Code that draws figures

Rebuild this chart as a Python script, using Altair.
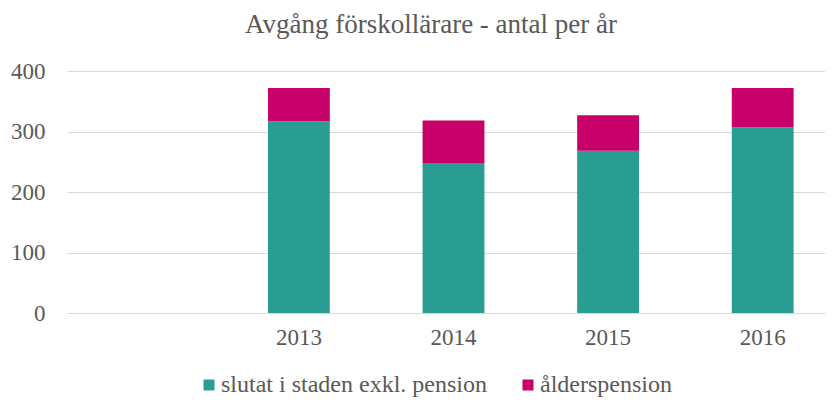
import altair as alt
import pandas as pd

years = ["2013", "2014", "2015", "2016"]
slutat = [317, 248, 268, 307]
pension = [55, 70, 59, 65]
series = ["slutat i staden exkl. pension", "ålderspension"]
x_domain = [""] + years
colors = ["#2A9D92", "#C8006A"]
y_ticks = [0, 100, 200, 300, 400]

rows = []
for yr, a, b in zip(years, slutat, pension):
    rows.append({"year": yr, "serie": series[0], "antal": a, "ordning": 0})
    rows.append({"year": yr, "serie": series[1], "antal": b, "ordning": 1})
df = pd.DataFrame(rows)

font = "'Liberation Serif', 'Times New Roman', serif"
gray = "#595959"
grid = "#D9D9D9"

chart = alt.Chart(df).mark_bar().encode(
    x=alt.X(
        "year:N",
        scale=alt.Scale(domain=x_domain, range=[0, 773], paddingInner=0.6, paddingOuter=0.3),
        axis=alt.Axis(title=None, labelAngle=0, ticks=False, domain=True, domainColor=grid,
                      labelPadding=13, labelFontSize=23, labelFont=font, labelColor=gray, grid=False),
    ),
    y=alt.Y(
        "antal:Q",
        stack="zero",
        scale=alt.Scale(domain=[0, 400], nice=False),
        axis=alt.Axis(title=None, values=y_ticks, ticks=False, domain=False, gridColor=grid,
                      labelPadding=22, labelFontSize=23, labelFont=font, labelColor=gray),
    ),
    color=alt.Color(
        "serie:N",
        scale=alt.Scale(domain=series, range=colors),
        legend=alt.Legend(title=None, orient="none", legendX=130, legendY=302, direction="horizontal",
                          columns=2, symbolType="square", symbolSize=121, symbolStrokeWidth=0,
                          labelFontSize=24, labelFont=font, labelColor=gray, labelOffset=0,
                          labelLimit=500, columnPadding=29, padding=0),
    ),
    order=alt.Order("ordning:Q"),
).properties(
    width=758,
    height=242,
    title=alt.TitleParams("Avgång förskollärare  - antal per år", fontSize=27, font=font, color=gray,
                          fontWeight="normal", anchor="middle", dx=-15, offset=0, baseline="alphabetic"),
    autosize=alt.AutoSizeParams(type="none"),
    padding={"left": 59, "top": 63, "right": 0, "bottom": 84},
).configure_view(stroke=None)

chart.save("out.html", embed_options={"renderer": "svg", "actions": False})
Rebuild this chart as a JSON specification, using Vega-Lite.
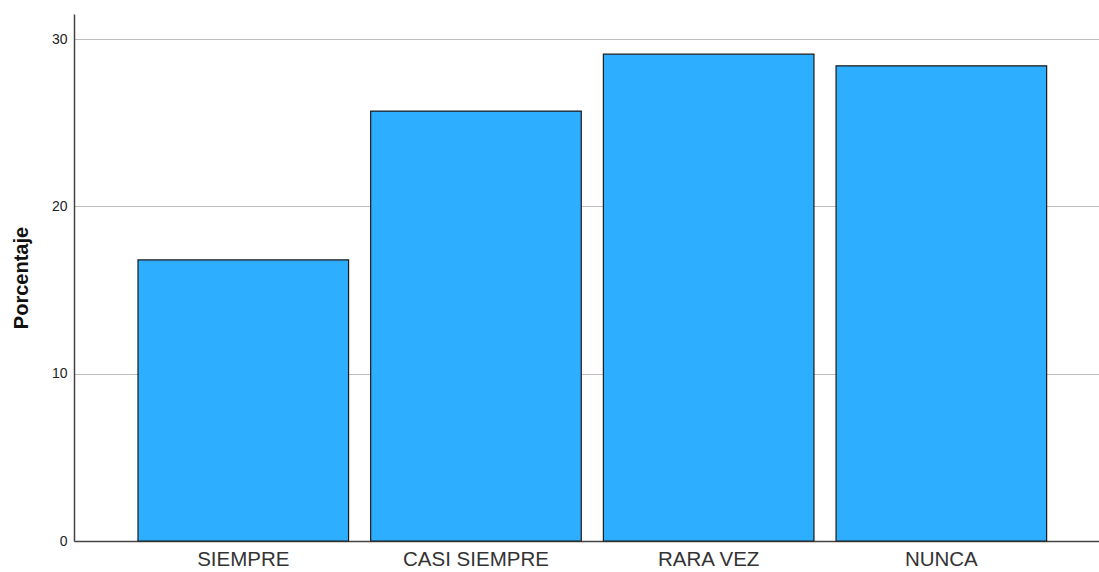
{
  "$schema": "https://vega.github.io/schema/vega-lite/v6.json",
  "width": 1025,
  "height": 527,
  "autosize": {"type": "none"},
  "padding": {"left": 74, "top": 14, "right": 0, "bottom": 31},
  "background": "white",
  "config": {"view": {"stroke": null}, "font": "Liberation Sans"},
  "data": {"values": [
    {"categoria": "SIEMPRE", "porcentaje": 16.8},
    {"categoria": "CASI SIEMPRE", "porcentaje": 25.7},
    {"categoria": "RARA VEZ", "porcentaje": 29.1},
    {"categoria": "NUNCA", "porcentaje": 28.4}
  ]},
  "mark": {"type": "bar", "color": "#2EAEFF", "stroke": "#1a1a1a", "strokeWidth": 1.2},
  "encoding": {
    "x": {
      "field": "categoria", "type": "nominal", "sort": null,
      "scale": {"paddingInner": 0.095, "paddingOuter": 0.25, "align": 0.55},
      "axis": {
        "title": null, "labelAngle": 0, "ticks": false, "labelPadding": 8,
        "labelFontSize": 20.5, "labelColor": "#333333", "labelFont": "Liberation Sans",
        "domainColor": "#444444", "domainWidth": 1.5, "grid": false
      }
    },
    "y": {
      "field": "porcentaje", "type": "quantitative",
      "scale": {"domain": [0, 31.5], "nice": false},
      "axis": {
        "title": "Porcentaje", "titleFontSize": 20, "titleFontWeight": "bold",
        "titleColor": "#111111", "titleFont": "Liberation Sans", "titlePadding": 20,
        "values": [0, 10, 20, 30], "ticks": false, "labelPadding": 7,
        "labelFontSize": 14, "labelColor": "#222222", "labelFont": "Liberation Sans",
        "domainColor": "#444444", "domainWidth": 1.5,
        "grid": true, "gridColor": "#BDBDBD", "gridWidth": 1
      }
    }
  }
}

- EXERCISE TASK
Make an exact copy of the data, leaving its pictures out.

- RESPONSE FOR THIS EXERCISE
Rebuild this chart as a Python script, using Altair.
import altair as alt
import pandas as pd

years = ["2013", "2014", "2015", "2016"]
slutat = [317, 248, 268, 307]
pension = [55, 70, 59, 65]
series = ["slutat i staden exkl. pension", "ålderspension"]
x_domain = [""] + years
colors = ["#2A9D92", "#C8006A"]
y_ticks = [0, 100, 200, 300, 400]

rows = []
for yr, a, b in zip(years, slutat, pension):
    rows.append({"year": yr, "serie": series[0], "antal": a, "ordning": 0})
    rows.append({"year": yr, "serie": series[1], "antal": b, "ordning": 1})
df = pd.DataFrame(rows)

font = "'Liberation Serif', 'Times New Roman', serif"
gray = "#595959"
grid = "#D9D9D9"

chart = alt.Chart(df).mark_bar().encode(
    x=alt.X(
        "year:N",
        scale=alt.Scale(domain=x_domain, range=[0, 773], paddingInner=0.6, paddingOuter=0.3),
        axis=alt.Axis(title=None, labelAngle=0, ticks=False, domain=True, domainColor=grid,
                      labelPadding=13, labelFontSize=23, labelFont=font, labelColor=gray, grid=False),
    ),
    y=alt.Y(
        "antal:Q",
        stack="zero",
        scale=alt.Scale(domain=[0, 400], nice=False),
        axis=alt.Axis(title=None, values=y_ticks, ticks=False, domain=False, gridColor=grid,
                      labelPadding=22, labelFontSize=23, labelFont=font, labelColor=gray),
    ),
    color=alt.Color(
        "serie:N",
        scale=alt.Scale(domain=series, range=colors),
        legend=alt.Legend(title=None, orient="none", legendX=130, legendY=302, direction="horizontal",
                          columns=2, symbolType="square", symbolSize=121, symbolStrokeWidth=0,
                          labelFontSize=24, labelFont=font, labelColor=gray, labelOffset=0,
                          labelLimit=500, columnPadding=29, padding=0),
    ),
    order=alt.Order("ordning:Q"),
).properties(
    width=758,
    height=242,
    title=alt.TitleParams("Avgång förskollärare  - antal per år", fontSize=27, font=font, color=gray,
                          fontWeight="normal", anchor="middle", dx=-15, offset=0, baseline="alphabetic"),
    autosize=alt.AutoSizeParams(type="none"),
    padding={"left": 59, "top": 63, "right": 0, "bottom": 84},
).configure_view(stroke=None)

chart.save("out.html", embed_options={"renderer": "svg", "actions": False})
Rebuild this chart as a JSON specification, using Vega-Lite.
{
  "$schema": "https://vega.github.io/schema/vega-lite/v6.json",
  "width": 1025,
  "height": 527,
  "autosize": {"type": "none"},
  "padding": {"left": 74, "top": 14, "right": 0, "bottom": 31},
  "background": "white",
  "config": {"view": {"stroke": null}, "font": "Liberation Sans"},
  "data": {"values": [
    {"categoria": "SIEMPRE", "porcentaje": 16.8},
    {"categoria": "CASI SIEMPRE", "porcentaje": 25.7},
    {"categoria": "RARA VEZ", "porcentaje": 29.1},
    {"categoria": "NUNCA", "porcentaje": 28.4}
  ]},
  "mark": {"type": "bar", "color": "#2EAEFF", "stroke": "#1a1a1a", "strokeWidth": 1.2},
  "encoding": {
    "x": {
      "field": "categoria", "type": "nominal", "sort": null,
      "scale": {"paddingInner": 0.095, "paddingOuter": 0.25, "align": 0.55},
      "axis": {
        "title": null, "labelAngle": 0, "ticks": false, "labelPadding": 8,
        "labelFontSize": 20.5, "labelColor": "#333333", "labelFont": "Liberation Sans",
        "domainColor": "#444444", "domainWidth": 1.5, "grid": false
      }
    },
    "y": {
      "field": "porcentaje", "type": "quantitative",
      "scale": {"domain": [0, 31.5], "nice": false},
      "axis": {
        "title": "Porcentaje", "titleFontSize": 20, "titleFontWeight": "bold",
        "titleColor": "#111111", "titleFont": "Liberation Sans", "titlePadding": 20,
        "values": [0, 10, 20, 30], "ticks": false, "labelPadding": 7,
        "labelFontSize": 14, "labelColor": "#222222", "labelFont": "Liberation Sans",
        "domainColor": "#444444", "domainWidth": 1.5,
        "grid": true, "gridColor": "#BDBDBD", "gridWidth": 1
      }
    }
  }
}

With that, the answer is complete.